*DATA SECTION*:
______

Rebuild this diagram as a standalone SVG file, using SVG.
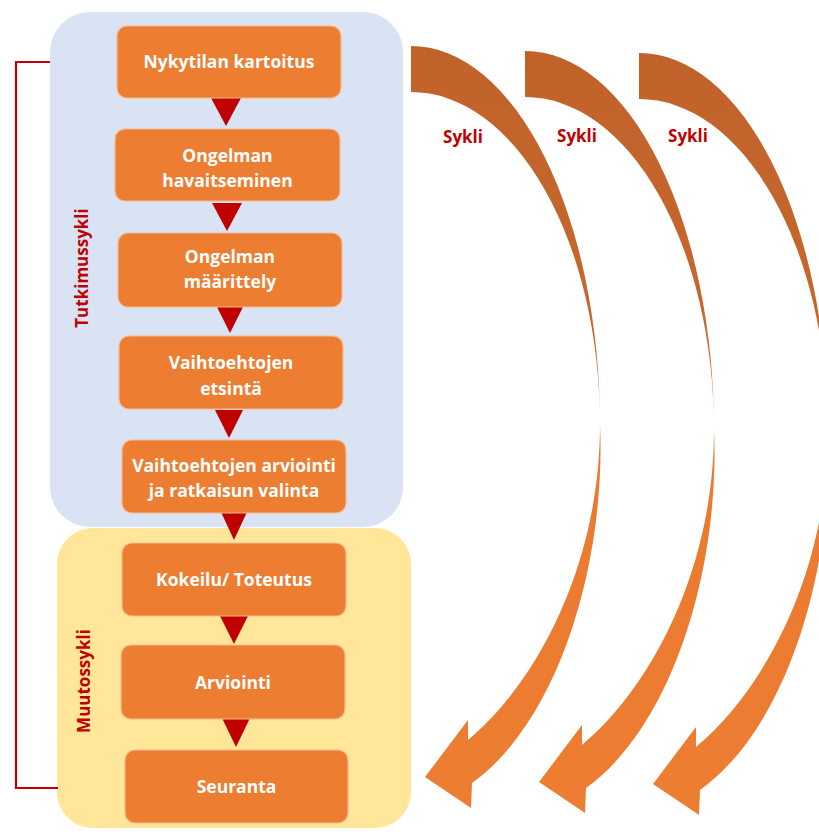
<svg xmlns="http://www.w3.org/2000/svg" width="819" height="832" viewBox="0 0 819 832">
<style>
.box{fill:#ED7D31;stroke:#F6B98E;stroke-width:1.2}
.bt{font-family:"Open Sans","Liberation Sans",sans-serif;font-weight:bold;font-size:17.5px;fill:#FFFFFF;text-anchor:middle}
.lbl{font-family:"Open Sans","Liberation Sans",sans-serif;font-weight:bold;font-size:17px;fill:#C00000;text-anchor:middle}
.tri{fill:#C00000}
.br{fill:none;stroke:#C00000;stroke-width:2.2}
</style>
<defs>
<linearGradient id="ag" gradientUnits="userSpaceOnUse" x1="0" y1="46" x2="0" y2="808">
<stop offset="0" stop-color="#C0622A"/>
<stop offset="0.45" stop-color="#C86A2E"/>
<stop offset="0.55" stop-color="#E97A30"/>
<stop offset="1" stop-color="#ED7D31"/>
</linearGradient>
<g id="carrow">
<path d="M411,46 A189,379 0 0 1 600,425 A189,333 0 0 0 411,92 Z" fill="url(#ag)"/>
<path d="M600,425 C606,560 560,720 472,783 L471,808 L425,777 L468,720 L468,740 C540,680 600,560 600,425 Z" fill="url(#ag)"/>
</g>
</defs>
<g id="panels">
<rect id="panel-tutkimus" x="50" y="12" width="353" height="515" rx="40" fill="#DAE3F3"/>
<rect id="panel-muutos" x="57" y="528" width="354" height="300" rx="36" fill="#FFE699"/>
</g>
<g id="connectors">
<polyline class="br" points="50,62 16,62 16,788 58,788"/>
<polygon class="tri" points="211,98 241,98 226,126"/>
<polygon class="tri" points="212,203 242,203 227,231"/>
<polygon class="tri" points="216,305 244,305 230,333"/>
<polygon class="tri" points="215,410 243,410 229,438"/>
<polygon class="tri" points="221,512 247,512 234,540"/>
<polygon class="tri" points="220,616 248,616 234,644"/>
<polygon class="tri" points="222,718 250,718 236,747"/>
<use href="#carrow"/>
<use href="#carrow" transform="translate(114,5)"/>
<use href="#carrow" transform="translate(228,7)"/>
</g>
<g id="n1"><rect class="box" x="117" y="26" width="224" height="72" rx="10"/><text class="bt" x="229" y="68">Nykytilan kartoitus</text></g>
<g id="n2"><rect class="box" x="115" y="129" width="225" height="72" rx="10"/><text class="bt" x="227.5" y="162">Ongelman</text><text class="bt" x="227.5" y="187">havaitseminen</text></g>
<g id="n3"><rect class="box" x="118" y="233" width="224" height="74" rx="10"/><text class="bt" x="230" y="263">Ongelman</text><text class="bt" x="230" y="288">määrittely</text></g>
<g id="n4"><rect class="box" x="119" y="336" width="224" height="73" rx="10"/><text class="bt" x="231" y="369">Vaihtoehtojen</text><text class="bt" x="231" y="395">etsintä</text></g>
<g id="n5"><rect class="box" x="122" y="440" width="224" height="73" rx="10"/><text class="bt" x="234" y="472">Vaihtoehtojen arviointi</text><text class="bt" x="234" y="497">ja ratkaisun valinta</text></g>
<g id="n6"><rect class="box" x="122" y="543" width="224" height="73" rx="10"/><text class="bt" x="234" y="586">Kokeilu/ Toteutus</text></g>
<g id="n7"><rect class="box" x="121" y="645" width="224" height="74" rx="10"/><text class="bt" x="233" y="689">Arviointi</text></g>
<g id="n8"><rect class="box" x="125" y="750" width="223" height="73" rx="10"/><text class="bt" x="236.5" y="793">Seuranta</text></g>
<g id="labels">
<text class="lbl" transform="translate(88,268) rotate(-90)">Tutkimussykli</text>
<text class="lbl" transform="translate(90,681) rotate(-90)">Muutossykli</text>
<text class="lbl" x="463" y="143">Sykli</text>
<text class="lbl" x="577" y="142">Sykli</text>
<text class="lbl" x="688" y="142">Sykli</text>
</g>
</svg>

______

*GIVEN EXERCISE*: Repeat all of the data above word for word, minus the pictures.

*ANSWER TO THIS PROBLEM*:
Rebuild this diagram as a standalone SVG file, using SVG.
<svg xmlns="http://www.w3.org/2000/svg" width="819" height="832" viewBox="0 0 819 832">
<style>
.box{fill:#ED7D31;stroke:#F6B98E;stroke-width:1.2}
.bt{font-family:"Open Sans","Liberation Sans",sans-serif;font-weight:bold;font-size:17.5px;fill:#FFFFFF;text-anchor:middle}
.lbl{font-family:"Open Sans","Liberation Sans",sans-serif;font-weight:bold;font-size:17px;fill:#C00000;text-anchor:middle}
.tri{fill:#C00000}
.br{fill:none;stroke:#C00000;stroke-width:2.2}
</style>
<defs>
<linearGradient id="ag" gradientUnits="userSpaceOnUse" x1="0" y1="46" x2="0" y2="808">
<stop offset="0" stop-color="#C0622A"/>
<stop offset="0.45" stop-color="#C86A2E"/>
<stop offset="0.55" stop-color="#E97A30"/>
<stop offset="1" stop-color="#ED7D31"/>
</linearGradient>
<g id="carrow">
<path d="M411,46 A189,379 0 0 1 600,425 A189,333 0 0 0 411,92 Z" fill="url(#ag)"/>
<path d="M600,425 C606,560 560,720 472,783 L471,808 L425,777 L468,720 L468,740 C540,680 600,560 600,425 Z" fill="url(#ag)"/>
</g>
</defs>
<g id="panels">
<rect id="panel-tutkimus" x="50" y="12" width="353" height="515" rx="40" fill="#DAE3F3"/>
<rect id="panel-muutos" x="57" y="528" width="354" height="300" rx="36" fill="#FFE699"/>
</g>
<g id="connectors">
<polyline class="br" points="50,62 16,62 16,788 58,788"/>
<polygon class="tri" points="211,98 241,98 226,126"/>
<polygon class="tri" points="212,203 242,203 227,231"/>
<polygon class="tri" points="216,305 244,305 230,333"/>
<polygon class="tri" points="215,410 243,410 229,438"/>
<polygon class="tri" points="221,512 247,512 234,540"/>
<polygon class="tri" points="220,616 248,616 234,644"/>
<polygon class="tri" points="222,718 250,718 236,747"/>
<use href="#carrow"/>
<use href="#carrow" transform="translate(114,5)"/>
<use href="#carrow" transform="translate(228,7)"/>
</g>
<g id="n1"><rect class="box" x="117" y="26" width="224" height="72" rx="10"/><text class="bt" x="229" y="68">Nykytilan kartoitus</text></g>
<g id="n2"><rect class="box" x="115" y="129" width="225" height="72" rx="10"/><text class="bt" x="227.5" y="162">Ongelman</text><text class="bt" x="227.5" y="187">havaitseminen</text></g>
<g id="n3"><rect class="box" x="118" y="233" width="224" height="74" rx="10"/><text class="bt" x="230" y="263">Ongelman</text><text class="bt" x="230" y="288">määrittely</text></g>
<g id="n4"><rect class="box" x="119" y="336" width="224" height="73" rx="10"/><text class="bt" x="231" y="369">Vaihtoehtojen</text><text class="bt" x="231" y="395">etsintä</text></g>
<g id="n5"><rect class="box" x="122" y="440" width="224" height="73" rx="10"/><text class="bt" x="234" y="472">Vaihtoehtojen arviointi</text><text class="bt" x="234" y="497">ja ratkaisun valinta</text></g>
<g id="n6"><rect class="box" x="122" y="543" width="224" height="73" rx="10"/><text class="bt" x="234" y="586">Kokeilu/ Toteutus</text></g>
<g id="n7"><rect class="box" x="121" y="645" width="224" height="74" rx="10"/><text class="bt" x="233" y="689">Arviointi</text></g>
<g id="n8"><rect class="box" x="125" y="750" width="223" height="73" rx="10"/><text class="bt" x="236.5" y="793">Seuranta</text></g>
<g id="labels">
<text class="lbl" transform="translate(88,268) rotate(-90)">Tutkimussykli</text>
<text class="lbl" transform="translate(90,681) rotate(-90)">Muutossykli</text>
<text class="lbl" x="463" y="143">Sykli</text>
<text class="lbl" x="577" y="142">Sykli</text>
<text class="lbl" x="688" y="142">Sykli</text>
</g>
</svg>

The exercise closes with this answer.